Print the lines of the listing below verbatim from its first line through the line bearing "ax.set_ylim(0, 300)". Any pictures are to be omitted.

** begin **

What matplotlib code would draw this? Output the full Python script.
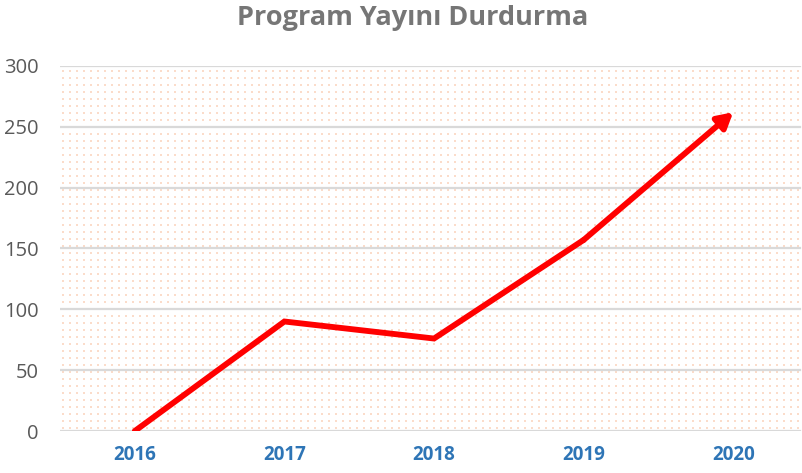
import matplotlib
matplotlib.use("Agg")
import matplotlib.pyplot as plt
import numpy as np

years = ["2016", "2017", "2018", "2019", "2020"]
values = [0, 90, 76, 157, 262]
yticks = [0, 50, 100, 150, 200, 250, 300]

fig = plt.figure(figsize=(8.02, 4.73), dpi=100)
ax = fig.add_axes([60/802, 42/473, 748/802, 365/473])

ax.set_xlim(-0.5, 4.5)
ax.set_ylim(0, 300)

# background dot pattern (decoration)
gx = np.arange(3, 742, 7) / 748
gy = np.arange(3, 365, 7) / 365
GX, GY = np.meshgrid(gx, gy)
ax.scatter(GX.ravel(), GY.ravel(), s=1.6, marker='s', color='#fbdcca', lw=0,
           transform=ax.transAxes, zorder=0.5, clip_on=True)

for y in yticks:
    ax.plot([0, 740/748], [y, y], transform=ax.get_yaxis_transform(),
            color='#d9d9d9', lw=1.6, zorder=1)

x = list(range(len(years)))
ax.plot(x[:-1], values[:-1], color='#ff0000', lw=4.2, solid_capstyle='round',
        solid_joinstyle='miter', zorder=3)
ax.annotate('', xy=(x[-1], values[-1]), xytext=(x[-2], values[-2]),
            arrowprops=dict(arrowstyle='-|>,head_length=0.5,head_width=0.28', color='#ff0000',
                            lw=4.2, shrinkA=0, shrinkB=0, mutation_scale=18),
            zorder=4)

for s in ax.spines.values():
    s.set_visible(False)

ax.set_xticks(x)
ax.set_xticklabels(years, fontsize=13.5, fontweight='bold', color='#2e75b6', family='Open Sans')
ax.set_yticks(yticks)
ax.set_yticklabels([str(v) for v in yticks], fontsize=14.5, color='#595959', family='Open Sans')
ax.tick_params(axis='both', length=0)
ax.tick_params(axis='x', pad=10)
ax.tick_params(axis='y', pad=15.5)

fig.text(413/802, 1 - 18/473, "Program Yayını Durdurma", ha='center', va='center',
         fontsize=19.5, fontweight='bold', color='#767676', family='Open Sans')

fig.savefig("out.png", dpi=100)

** end **

Output of the task -
What matplotlib code would draw this? Output the full Python script.
import matplotlib
matplotlib.use("Agg")
import matplotlib.pyplot as plt
import numpy as np

years = ["2016", "2017", "2018", "2019", "2020"]
values = [0, 90, 76, 157, 262]
yticks = [0, 50, 100, 150, 200, 250, 300]

fig = plt.figure(figsize=(8.02, 4.73), dpi=100)
ax = fig.add_axes([60/802, 42/473, 748/802, 365/473])

ax.set_xlim(-0.5, 4.5)
ax.set_ylim(0, 300)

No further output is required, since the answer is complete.